### Requirements:
Copy each line exactly. Leave nothing out.

### Information provided:
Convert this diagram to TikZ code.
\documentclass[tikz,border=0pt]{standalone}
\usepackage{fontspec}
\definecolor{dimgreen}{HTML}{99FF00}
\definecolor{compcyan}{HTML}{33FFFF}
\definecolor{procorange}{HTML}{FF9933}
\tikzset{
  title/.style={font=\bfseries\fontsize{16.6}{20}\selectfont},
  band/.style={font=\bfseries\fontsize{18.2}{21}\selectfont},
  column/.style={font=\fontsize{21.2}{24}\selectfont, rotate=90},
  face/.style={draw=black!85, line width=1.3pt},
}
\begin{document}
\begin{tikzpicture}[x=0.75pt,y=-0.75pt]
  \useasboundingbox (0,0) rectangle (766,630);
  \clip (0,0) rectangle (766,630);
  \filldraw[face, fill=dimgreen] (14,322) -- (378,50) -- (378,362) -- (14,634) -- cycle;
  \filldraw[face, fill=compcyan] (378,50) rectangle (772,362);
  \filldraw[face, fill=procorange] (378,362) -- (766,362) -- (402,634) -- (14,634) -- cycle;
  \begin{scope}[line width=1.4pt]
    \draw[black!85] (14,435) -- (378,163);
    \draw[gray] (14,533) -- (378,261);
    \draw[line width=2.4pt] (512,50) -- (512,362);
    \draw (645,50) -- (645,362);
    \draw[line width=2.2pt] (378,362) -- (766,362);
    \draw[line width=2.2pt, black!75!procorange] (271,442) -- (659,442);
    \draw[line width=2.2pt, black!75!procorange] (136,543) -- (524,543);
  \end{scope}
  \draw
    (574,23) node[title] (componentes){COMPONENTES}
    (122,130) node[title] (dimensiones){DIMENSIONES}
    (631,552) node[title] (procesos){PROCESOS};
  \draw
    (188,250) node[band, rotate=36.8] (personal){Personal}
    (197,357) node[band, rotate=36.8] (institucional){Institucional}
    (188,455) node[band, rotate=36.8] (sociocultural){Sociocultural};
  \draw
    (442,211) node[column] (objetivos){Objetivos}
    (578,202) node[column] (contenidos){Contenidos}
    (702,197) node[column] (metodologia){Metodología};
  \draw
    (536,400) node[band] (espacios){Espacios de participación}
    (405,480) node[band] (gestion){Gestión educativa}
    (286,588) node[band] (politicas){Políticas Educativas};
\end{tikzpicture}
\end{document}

### Written answer:
Convert this diagram to TikZ code.
\documentclass[tikz,border=0pt]{standalone}
\usepackage{fontspec}
\definecolor{dimgreen}{HTML}{99FF00}
\definecolor{compcyan}{HTML}{33FFFF}
\definecolor{procorange}{HTML}{FF9933}
\tikzset{
  title/.style={font=\bfseries\fontsize{16.6}{20}\selectfont},
  band/.style={font=\bfseries\fontsize{18.2}{21}\selectfont},
  column/.style={font=\fontsize{21.2}{24}\selectfont, rotate=90},
  face/.style={draw=black!85, line width=1.3pt},
}
\begin{document}
\begin{tikzpicture}[x=0.75pt,y=-0.75pt]
  \useasboundingbox (0,0) rectangle (766,630);
  \clip (0,0) rectangle (766,630);
  \filldraw[face, fill=dimgreen] (14,322) -- (378,50) -- (378,362) -- (14,634) -- cycle;
  \filldraw[face, fill=compcyan] (378,50) rectangle (772,362);
  \filldraw[face, fill=procorange] (378,362) -- (766,362) -- (402,634) -- (14,634) -- cycle;
  \begin{scope}[line width=1.4pt]
    \draw[black!85] (14,435) -- (378,163);
    \draw[gray] (14,533) -- (378,261);
    \draw[line width=2.4pt] (512,50) -- (512,362);
    \draw (645,50) -- (645,362);
    \draw[line width=2.2pt] (378,362) -- (766,362);
    \draw[line width=2.2pt, black!75!procorange] (271,442) -- (659,442);
    \draw[line width=2.2pt, black!75!procorange] (136,543) -- (524,543);
  \end{scope}
  \draw
    (574,23) node[title] (componentes){COMPONENTES}
    (122,130) node[title] (dimensiones){DIMENSIONES}
    (631,552) node[title] (procesos){PROCESOS};
  \draw
    (188,250) node[band, rotate=36.8] (personal){Personal}
    (197,357) node[band, rotate=36.8] (institucional){Institucional}
    (188,455) node[band, rotate=36.8] (sociocultural){Sociocultural};
  \draw
    (442,211) node[column] (objetivos){Objetivos}
    (578,202) node[column] (contenidos){Contenidos}
    (702,197) node[column] (metodologia){Metodología};
  \draw
    (536,400) node[band] (espacios){Espacios de participación}
    (405,480) node[band] (gestion){Gestión educativa}
    (286,588) node[band] (politicas){Políticas Educativas};
\end{tikzpicture}
\end{document}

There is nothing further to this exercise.